Task to complete
Pick out all lines with the word "page" from the records that follow.

++++ Information given

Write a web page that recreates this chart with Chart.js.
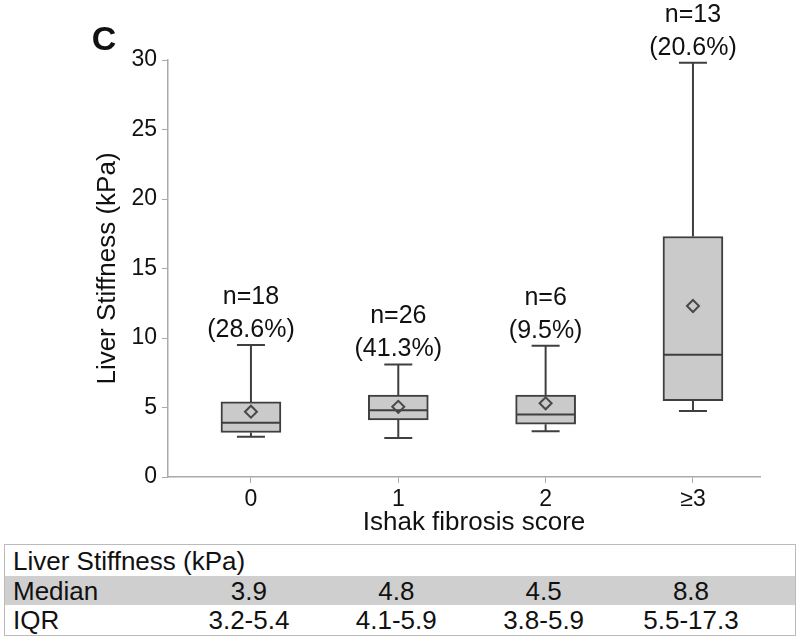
<!DOCTYPE html>
<html>
<head>
<meta charset="utf-8">
<script src="https://cdn.jsdelivr.net/npm/chart.js@4.4.0/dist/chart.umd.min.js"></script>
<style>
  body { margin: 0; background: #fff; font-family: "Liberation Sans", Arial, sans-serif; }
  #wrap { position: relative; width: 800px; height: 639px; }
  #chartBox { position: absolute; left: 0; top: 0; width: 800px; height: 540px; }
  #tbl { position: absolute; left: 4px; top: 544px; width: 790px; height: 90px;
         border: 1.5px solid #bbb; color: #111; font-size: 26px; }
  .row { position: absolute; left: 0; width: 100%; }
  .row span { position: absolute; top: 50%; transform: translate(-50%, -50%); white-space: nowrap; }
  .row span.lab { transform: translate(0, -50%); left: 8px; }
</style>
</head>
<body>
<div id="wrap">
  <div id="chartBox"><canvas id="mycanvas" width="800" height="540"></canvas></div>
  <div id="tbl"></div>
</div>
<script>
// data
var categories = ["0", "1", "2", "\u22653"];
var whiskerLow = [2.9, 2.8, 3.3, 4.75];
var q1 = [3.2, 4.1, 3.8, 5.5];
var median = [3.9, 4.8, 4.5, 8.8];
var q3 = [5.4, 5.9, 5.9, 17.3];
var whiskerHigh = [9.5, 8.1, 9.45, 29.8];
var means = [4.7, 5.05, 5.3, 12.3];
var nCounts = [18, 26, 6, 13];
var nPct = ["28.6%", "41.3%", "9.5%", "20.6%"];
var yTicks = [0, 5, 10, 15, 20, 25, 30];
var tableMedian = ["3.9", "4.8", "4.5", "8.8"];
var tableIQR = ["3.2-5.4", "4.1-5.9", "3.8-5.9", "5.5-17.3"];

var FONT = "'Liberation Sans', Arial, sans-serif";
var LINE = "#3f3f3f";

var boxes = [], meanPts = [];
for (var i = 0; i < categories.length; i++) {
  boxes.push({ x: i, y: [q1[i], q3[i]] });
  meanPts.push({ x: i, y: means[i] });
}

// whiskers + median, drawn right after the boxes
var boxExtras = {
  id: 'boxExtras',
  afterDatasetDraw: function(chart, args) {
    if (args.index !== 0) return;
    var ctx = chart.ctx, y = chart.scales.y;
    var bars = args.meta.data;
    ctx.save();
    ctx.strokeStyle = LINE;
    ctx.lineWidth = 2;
    bars.forEach(function(bar, i) {
      var x = bar.x, half = bar.width / 2, cap = 14;
      var yLo = y.getPixelForValue(whiskerLow[i]);
      var yHi = y.getPixelForValue(whiskerHigh[i]);
      var yQ1 = y.getPixelForValue(q1[i]);
      var yQ3 = y.getPixelForValue(q3[i]);
      var yMed = y.getPixelForValue(median[i]);
      ctx.beginPath();
      ctx.moveTo(x, yQ3); ctx.lineTo(x, yHi);
      ctx.moveTo(x - cap, yHi); ctx.lineTo(x + cap, yHi);
      ctx.moveTo(x, yQ1); ctx.lineTo(x, yLo);
      ctx.moveTo(x - cap, yLo); ctx.lineTo(x + cap, yLo);
      ctx.moveTo(x - half + 1, yMed); ctx.lineTo(x + half - 1, yMed);
      ctx.stroke();
    });
    ctx.restore();
  },
  afterDraw: function(chart) {
    var ctx = chart.ctx, y = chart.scales.y;
    var bars = chart.getDatasetMeta(0).data;
    ctx.save();
    ctx.fillStyle = "#111";
    ctx.textAlign = "center";
    ctx.textBaseline = "middle";
    ctx.font = "25px " + FONT;
    bars.forEach(function(bar, i) {
      var top = y.getPixelForValue(whiskerHigh[i]);
      ctx.fillText("n=" + nCounts[i], bar.x, top - 48);
      ctx.fillText("(" + nPct[i] + ")", bar.x, top - 15);
    });
    ctx.font = "26px " + FONT;
    ctx.fillText("Ishak fibrosis score", 474, 523);
    ctx.font = "bold 34px " + FONT;
    ctx.fillText("C", 104, 41);
    ctx.restore();
  }
};

var ctx = document.getElementById("mycanvas").getContext("2d");
var boxChart = new Chart(ctx, {
  type: 'bar',
  data: {
    datasets: [
      {
        type: 'bar',
        data: boxes,
        backgroundColor: "#cacaca",
        borderColor: LINE,
        borderWidth: 2,
        borderSkipped: false,
        barThickness: 60,
        order: 2
      },
      {
        type: 'line',
        data: meanPts,
        showLine: false,
        pointStyle: 'rectRot',
        pointRadius: 6,
        pointBorderWidth: 2,
        pointBorderColor: "#484848",
        pointBackgroundColor: "rgba(0,0,0,0)",
        order: 1
      }
    ]
  },
  options: {
    responsive: false,
    animation: false,
    events: [],
    layout: { padding: { left: 92, top: 60, right: 40, bottom: 0 } },
    plugins: { legend: { display: false }, tooltip: { enabled: false } },
    scales: {
      x: {
        type: 'linear',
        min: -0.563, max: 3.455,
        offset: false,
        afterBuildTicks: function(s) { s.ticks = categories.map(function(c, i) { return { value: i }; }); },
        grid: { offset: false, drawOnChartArea: false, drawTicks: true, tickLength: 6, color: "#aaa" },
        border: { color: "#aaa", width: 1.5 },
        ticks: { color: "#111", font: { family: FONT, size: 23 }, padding: 3,
                 callback: function(v) { return categories[v]; } },
        afterFit: function(s) { s.height = 63; }
      },
      y: {
        min: 0, max: 30,
        afterBuildTicks: function(s) { s.ticks = yTicks.map(function(v) { return { value: v }; }); },
        grid: { drawOnChartArea: false, drawTicks: true, tickLength: 6, color: "#aaa" },
        border: { color: "#aaa", width: 1.5 },
        ticks: { color: "#111", font: { family: FONT, size: 23 }, padding: 5 },
        title: { display: true, text: "Liver Stiffness (kPa)", color: "#111",
                 font: { family: FONT, size: 26 }, padding: { top: 0, bottom: 0 } },
        afterFit: function(s) { s.width = 76; }
      }
    }
  },
  plugins: [boxExtras]
});

// table under the chart, columns follow the category centres
var tbl = document.getElementById("tbl");
var rows = [
  { top: 0, h: 31, bg: "#fff", label: "Liver Stiffness (kPa)", vals: null },
  { top: 31, h: 29, bg: "#cfcfcf", label: "Median", vals: tableMedian },
  { top: 60, h: 30, bg: "#fff", label: "IQR", vals: tableIQR }
];
var xScale = boxChart.scales.x;
rows.forEach(function(r) {
  var d = document.createElement("div");
  d.className = "row";
  d.style.top = r.top + "px";
  d.style.height = r.h + "px";
  d.style.background = r.bg;
  var lab = document.createElement("span");
  lab.className = "lab";
  lab.textContent = r.label;
  d.appendChild(lab);
  if (r.vals) {
    r.vals.forEach(function(v, i) {
      var s = document.createElement("span");
      s.textContent = v;
      s.style.left = (xScale.getPixelForValue(i) - 7) + "px";
      d.appendChild(s);
    });
  }
  tbl.appendChild(d);
});
</script>
</body>
</html>
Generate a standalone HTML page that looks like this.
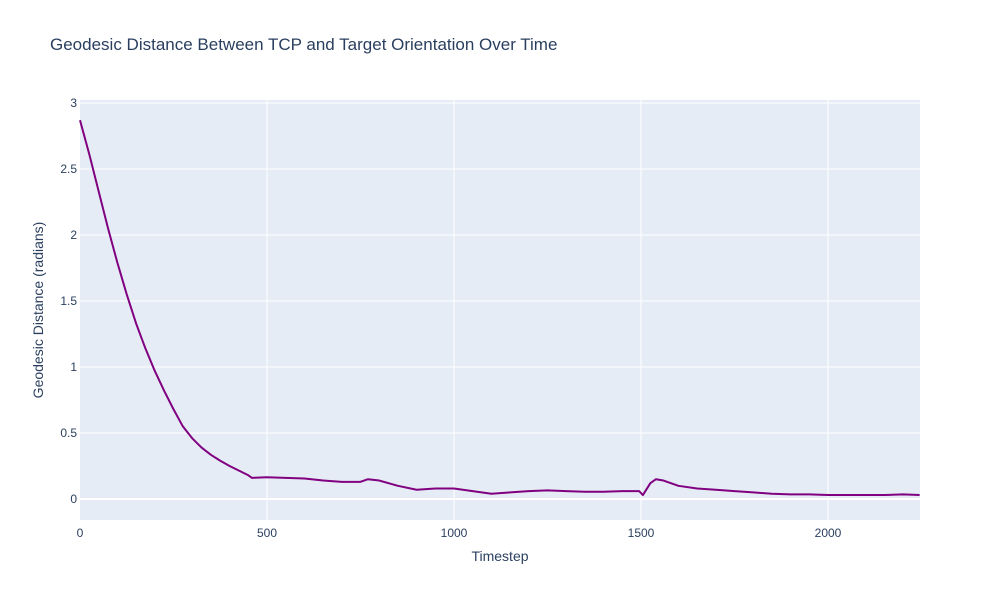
<!DOCTYPE html>
<html><head><meta charset="utf-8"><style>
body{margin:0;background:#fff;font-family:"Liberation Sans",sans-serif}
</style></head><body>
<svg id="chart" width="1000" height="600" xmlns="http://www.w3.org/2000/svg">
<rect width="1000" height="600" fill="#fff"/>
<text x="50" y="50" font-size="17" fill="#2a3f5f">Geodesic Distance Between TCP and Target Orientation Over Time</text>
<rect x="80" y="100" width="840" height="420" fill="#e5ecf6"/>
<g id="grid"></g><g id="ticks"></g>
<g id="series"></g>
<text x="500" y="561" font-size="14" fill="#2a3f5f" text-anchor="middle">Timestep</text>
<text transform="translate(43,310) rotate(-90)" font-size="14" fill="#2a3f5f" text-anchor="middle">Geodesic Distance (radians)</text>
</svg>
<script>
const timesteps=[0,25,50,75,100,125,150,175,200,225,250,275,300,325,350,375,400,425,450,460,500,550,600,650,700,750,770,800,850,900,950,1000,1050,1100,1150,1200,1250,1300,1350,1400,1450,1495,1505,1525,1540,1560,1600,1650,1700,1750,1800,1850,1900,1950,2000,2050,2100,2150,2200,2245];
const distances=[2.87,2.61,2.33,2.05,1.79,1.55,1.33,1.14,0.97,0.82,0.68,0.55,0.46,0.39,0.335,0.29,0.25,0.215,0.18,0.16,0.165,0.16,0.155,0.14,0.13,0.13,0.15,0.14,0.1,0.07,0.08,0.08,0.06,0.04,0.05,0.06,0.065,0.06,0.055,0.055,0.06,0.06,0.03,0.12,0.15,0.14,0.1,0.08,0.07,0.06,0.05,0.04,0.035,0.035,0.03,0.03,0.03,0.03,0.035,0.03];
const xTicks=[0,500,1000,1500,2000];
const yTicks=[0,0.5,1,1.5,2,2.5,3];
const X0=80,X1=920,Y0=520,Y1=100,xmin=0,xmax=2246,ymin=-0.159,ymax=3.023;
const sx=v=>X0+(v-xmin)/(xmax-xmin)*(X1-X0);
const sy=v=>Y0-(v-ymin)/(ymax-ymin)*(Y0-Y1);
const NS="http://www.w3.org/2000/svg";
const grid=document.getElementById('grid'),ticks=document.getElementById('ticks');
xTicks.forEach(t=>{
 const l=document.createElementNS(NS,'line');
 l.setAttribute('x1',sx(t));l.setAttribute('x2',sx(t));l.setAttribute('y1',Y1);l.setAttribute('y2',Y0);
 l.setAttribute('stroke','#fff');l.setAttribute('stroke-width',t===0?0:1);
 
 
 grid.appendChild(l);
 const tx=document.createElementNS(NS,'text');
 tx.setAttribute('x',sx(t));tx.setAttribute('y',Y0+17);tx.setAttribute('font-size','12');tx.setAttribute('fill','#2a3f5f');tx.setAttribute('text-anchor','middle');
 tx.textContent=t;
 
 
 ticks.appendChild(tx);
});
yTicks.forEach(t=>{
 const l=document.createElementNS(NS,'line');
 l.setAttribute('x1',X0);l.setAttribute('x2',X1);l.setAttribute('y1',sy(t));l.setAttribute('y2',sy(t));
 l.setAttribute('stroke','#fff');l.setAttribute('stroke-width',t===0?2:1);
 
 
 grid.appendChild(l);
 const tx=document.createElementNS(NS,'text');
 tx.setAttribute('x',X0-3);tx.setAttribute('y',sy(t)+4);tx.setAttribute('font-size','12');tx.setAttribute('fill','#2a3f5f');tx.setAttribute('text-anchor','end');
 tx.textContent=t;
 
 
 ticks.appendChild(tx);
});
const p=document.createElementNS(NS,'polyline');
p.setAttribute('points',timesteps.map((t,i)=>sx(t)+','+sy(distances[i])).join(' '));
p.setAttribute('fill','none');p.setAttribute('stroke','#800080');p.setAttribute('stroke-width','2');
p.setAttribute('stroke-linejoin','round');


document.getElementById('series').appendChild(p);
</script>
</body></html>
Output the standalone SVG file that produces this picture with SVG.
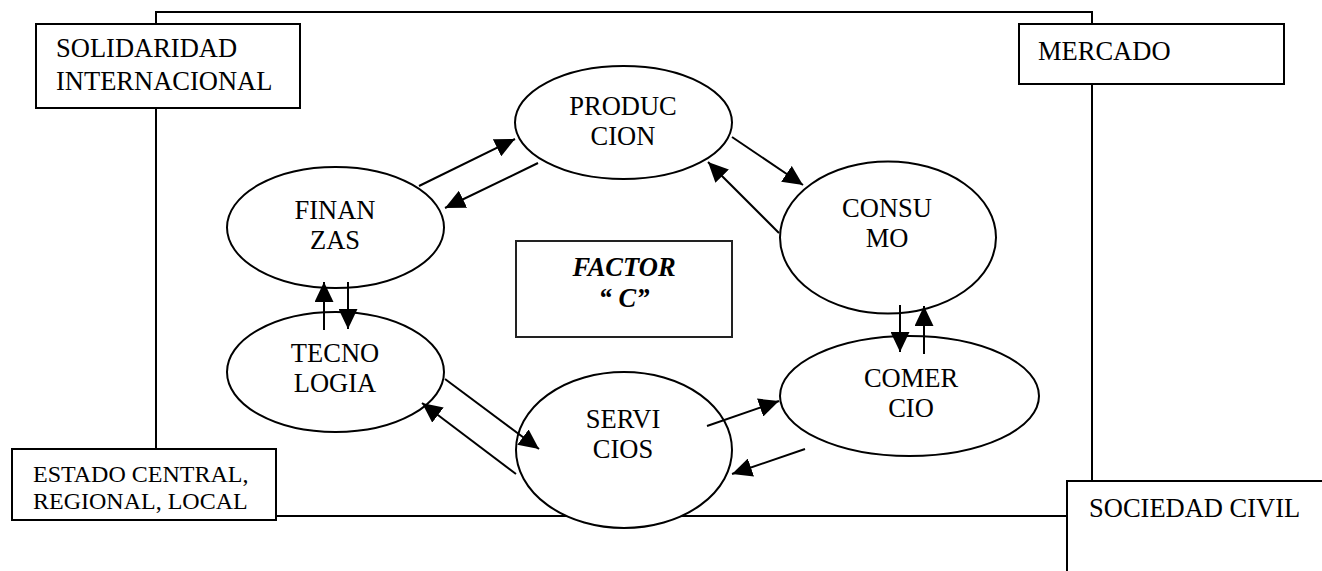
<svg xmlns="http://www.w3.org/2000/svg" width="1322" height="571" viewBox="0 0 1322 571">
<defs>
<style>
.ln{stroke:#000;stroke-width:2;fill:none}
.bx{stroke:#000;stroke-width:2;fill:#fff}
.el{stroke:#000;stroke-width:2;fill:#fff}
.t{font-family:"Liberation Serif","Times New Roman",serif;font-size:26.5px;fill:#000}
.tc{text-anchor:middle}
.ar{stroke:#000;stroke-width:2;fill:none;marker-end:url(#ah)}
.fc{font-weight:bold;font-style:italic}
</style>
<marker id="ah" markerUnits="userSpaceOnUse" markerWidth="21" markerHeight="19" refX="20" refY="9.5" orient="auto" viewBox="0 0 21 19">
<path d="M0,0 L20,9.5 L0,19 z" fill="#000"/>
</marker>
</defs>
<rect width="1322" height="571" fill="#fff"/>
<g id="frame">
<rect class="ln" x="156" y="12" width="936" height="504"/>
</g>
<g id="solidaridad">
<rect class="bx" x="36" y="24" width="264" height="84"/>
<text class="t" x="56" y="57">SOLIDARIDAD</text>
<text class="t" x="56" y="90">INTERNACIONAL</text>
</g>
<g id="mercado">
<rect class="bx" x="1019" y="24" width="265" height="60"/>
<text class="t" x="1038" y="60">MERCADO</text>
</g>
<g id="estado">
<rect class="bx" x="12" y="449" width="264" height="71"/>
<text class="t" x="33" y="482" style="font-size:24px">ESTADO CENTRAL,</text>
<text class="t" x="33" y="509" style="font-size:24px">REGIONAL, LOCAL</text>
</g>
<g id="sociedad">
<rect class="bx" x="1067" y="481" width="270" height="110"/>
<text class="t" x="1089" y="517">SOCIEDAD CIVIL</text>
</g>
<g id="factor">
<rect class="bx" x="516" y="241" width="216" height="96" style="stroke:#222"/>
<text class="t tc fc" x="624" y="276">FACTOR</text>
<text class="t tc fc" x="624" y="307">“ C”</text>
</g>
<g id="produccion">
<ellipse class="el" cx="623.5" cy="122.5" rx="108.5" ry="56.5"/>
<text class="t tc" x="623" y="115">PRODUC</text>
<text class="t tc" x="623" y="145">CION</text>
</g>
<g id="finanzas">
<ellipse class="el" cx="335.5" cy="227.5" rx="108.5" ry="60.5"/>
<text class="t tc" x="335" y="219">FINAN</text>
<text class="t tc" x="335" y="249">ZAS</text>
</g>
<g id="tecnologia">
<ellipse class="el" cx="335.5" cy="372" rx="108.5" ry="60"/>
<text class="t tc" x="335" y="362">TECNO</text>
<text class="t tc" x="335" y="392">LOGIA</text>
</g>
<g id="servicios">
<ellipse class="el" cx="624" cy="450" rx="108" ry="78"/>
<text class="t tc" x="623" y="428">SERVI</text>
<text class="t tc" x="623" y="458">CIOS</text>
</g>
<g id="consumo">
<ellipse class="el" cx="888" cy="237.5" rx="108" ry="76"/>
<text class="t tc" x="887" y="217">CONSU</text>
<text class="t tc" x="887" y="247">MO</text>
</g>
<g id="comercio">
<ellipse class="el" cx="909.5" cy="396" rx="129.5" ry="60"/>
<text class="t tc" x="911" y="387">COMER</text>
<text class="t tc" x="911" y="417">CIO</text>
</g>
<g id="connectors">
<line class="ar" x1="419" y1="186" x2="515" y2="139"/>
<line class="ar" x1="538" y1="163" x2="445" y2="208"/>
<line class="ar" x1="732" y1="137" x2="803" y2="185"/>
<line class="ar" x1="779" y1="233" x2="708" y2="162"/>
<line class="ar" x1="324" y1="330" x2="324" y2="282"/>
<line class="ar" x1="348" y1="282" x2="348" y2="329"/>
<line class="ar" x1="900" y1="305" x2="900" y2="352"/>
<line class="ar" x1="924" y1="354" x2="924" y2="306"/>
<line class="ar" x1="445" y1="379" x2="539" y2="449"/>
<line class="ar" x1="516" y1="474" x2="422" y2="403"/>
<line class="ar" x1="707" y1="426" x2="779" y2="401"/>
<line class="ar" x1="805" y1="449" x2="732" y2="474"/>
</g>
</svg>
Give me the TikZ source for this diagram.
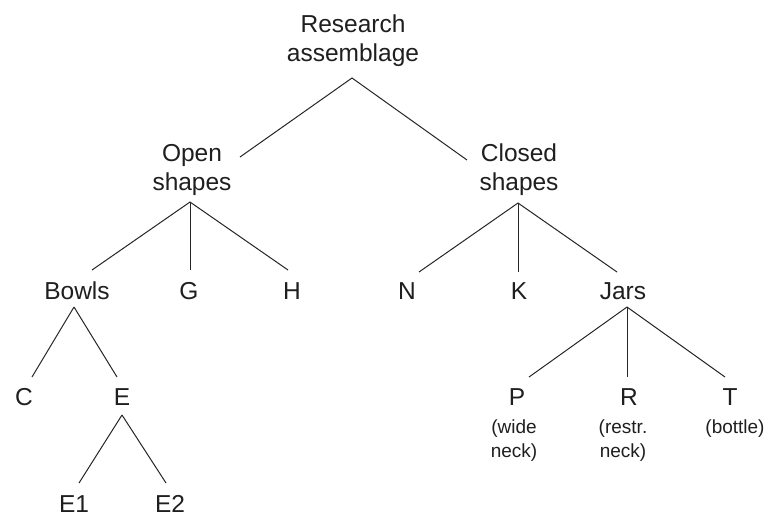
\documentclass[tikz,border=0pt]{standalone}
\usepackage{fontspec}
\setmainfont{Liberation Sans}
\usetikzlibrary{calc}
\begin{document}
\begin{tikzpicture}[x=1pt,y=-1pt,
  lbl/.style={inner sep=0pt, anchor=base, align=center, text=black!88,
    font=\fontsize{24.5}{28.5}\selectfont},
  sub/.style={inner sep=0pt, anchor=base, align=center, text=black!88,
    font=\fontsize{19}{24}\selectfont},
  conn/.style={draw=black!85, line width=1pt}]
\useasboundingbox[fill=white] (0,0) rectangle (767,515);
% nodes (multi-line nodes: base = baseline of last line)
\node[lbl] (ra) at (353,61) {Research\\assemblage};
\node[lbl] (open) at (192,190) {Open\\shapes};
\node[lbl] (closed) at (519,190) {Closed\\shapes};
\node[lbl] (bowls) at (77,299) {Bowls};
\node[lbl] (g) at (189,299) {G};
\node[lbl] (h) at (292,299) {H};
\node[lbl] (n) at (407,299) {N};
\node[lbl] (k) at (519,299) {K};
\node[lbl] (jars) at (623,299) {Jars};
\node[lbl] (c) at (24,405) {C};
\node[lbl] (e) at (122,405) {E};
\node[lbl] (p) at (517,405) {P};
\node[lbl] (r) at (629,405) {R};
\node[lbl] (t) at (730,405) {T};
\node[lbl] (e1) at (74,512) {E1};
\node[lbl] (e2) at (170,512) {E2};
\node[sub] (pw) at (514,457) {(wide\\neck)};
\node[sub] (rr) at (623,457) {(restr.\\neck)};
\node[sub] (tb) at (735,433) {(bottle)};
% connectors
\draw[conn] ($(open.base)+(48,-33)$) -- ($(ra.base)+(-1,17)$) -- ($(closed.base)+(-52,-30)$);
\draw[conn] ($(open.base)+(-2,12)$) -- ($(bowls.base)+(15,-29)$);
\draw[conn] ($(open.base)+(-2,12)$) -- ($(g.base)+(1,-29)$);
\draw[conn] ($(open.base)+(-2,12)$) -- ($(h.base)+(-4,-29)$);
\draw[conn] ($(closed.base)+(-1,13)$) -- ($(n.base)+(12,-27)$);
\draw[conn] ($(closed.base)+(-1,13)$) -- ($(k.base)+(-1,-27)$);
\draw[conn] ($(closed.base)+(-1,13)$) -- ($(jars.base)+(-6,-27)$);
\draw[conn] ($(bowls.base)+(-3,8)$) -- ($(c.base)+(8,-28)$);
\draw[conn] ($(bowls.base)+(-3,8)$) -- ($(e.base)+(-5,-28)$);
\draw[conn] ($(e.base)+(0,10)$) -- ($(e1.base)+(5,-29)$);
\draw[conn] ($(e.base)+(0,10)$) -- ($(e2.base)+(-4,-29)$);
\draw[conn] ($(jars.base)+(4,8)$) -- ($(p.base)+(12,-28)$);
\draw[conn] ($(jars.base)+(4,8)$) -- ($(r.base)+(-2,-28)$);
\draw[conn] ($(jars.base)+(4,8)$) -- ($(t.base)+(-5,-28)$);
\end{tikzpicture}
\end{document}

++++++++

Final result
Write a web page that recreates this chart with Chart.js.
Generate a standalone HTML page that looks like this.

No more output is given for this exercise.